The absence of Moltmann and Rahner and the reading of their papers by surrogates naturally dampened meaningful discussion of their theological approaches. In the case of Moltmann, the problem was further aggravated by a non-methodological paper: a treatment of the theology of the Cross, over against Moltmann’s critics who have said that the Cross was swallowed up by the Telos in his Theology of Hope. But Moltmann’s methods were implicitly reflected in the paper: for example, in his blithe assertion that “unfortunately” Luke 23:46 has been used to interpret Jesus’ death, whereas Mark 15:34 is the true tradition and should have provided the Church’s interpretation. Moltmann’s stand-in, Father Gerald O’Collins of Australia, who knows him well, admitted that Moltmann employs the Bible very selectively; for example, much influenced by Käsemann’s rejection of the Fourth Gospel, Moltmann makes not a reference to that biblical book in The Theology of Hope.
Father Rahner’s essays, though written specifically for the institute, offered little opportunity for discussion, since they rang the changes on the inexpressible character of all true theology. Theology is transcendental, and its knowing subject is antecedent to all knowledge of particular facts (a la classical idealism); yet theology reflects the radical historicity of everything and cannot therefore set itself up as absolute (à la modern existentialism). Where does this lead?
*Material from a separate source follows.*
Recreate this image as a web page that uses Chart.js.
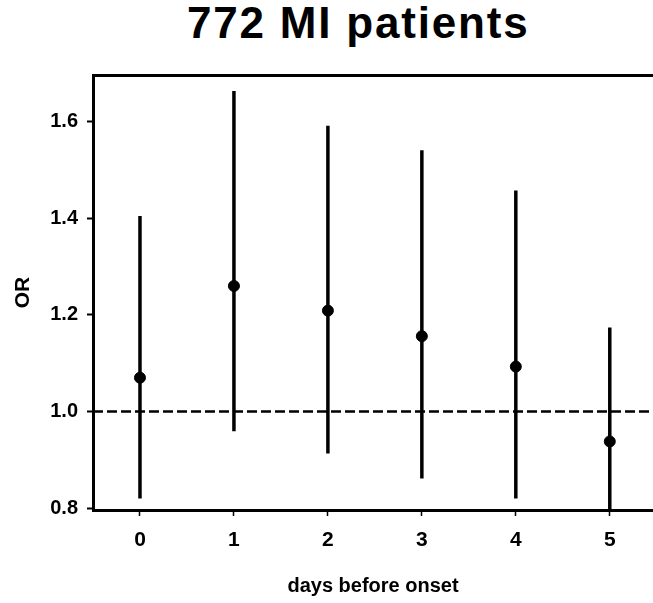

To a reductio in mysterium, wherein we discover that all mysteries reduce to the mystery of God himself. “Man must engage in self-abandonment to mystery.” Indeed, “God is mystery forever, even in the beatific vision.” At the outset of his presentations, Rahner noted that for him “linguistic philosophy is a book with seven seals.” This he effectively illustrated by making assertion after assertion whose validity could hardly be established even in principle. Linguistic philosophy has frequently noted that true believers in the ineffability of their disciplines should be really consistent and stop talking.
Although there was much talk about proper theological method at Montreal, epistemological issues had a way of being skirted. Either good theology was offered without adequate support (Wingren) or bad theology was presented as philosophically respectable (Ogden). And instead of God at center, man assumed the dominant role: man’s insight (Lonergan), man’s critical dominance over God’s revelation (Moltmann), man’s loquaciousness in the face of God’s alleged ineffability (Rahner). “Man and His World” could have been the theme here too. Many at the institute longed for an epistemologically sound analysis of a different theme: “God and His World.”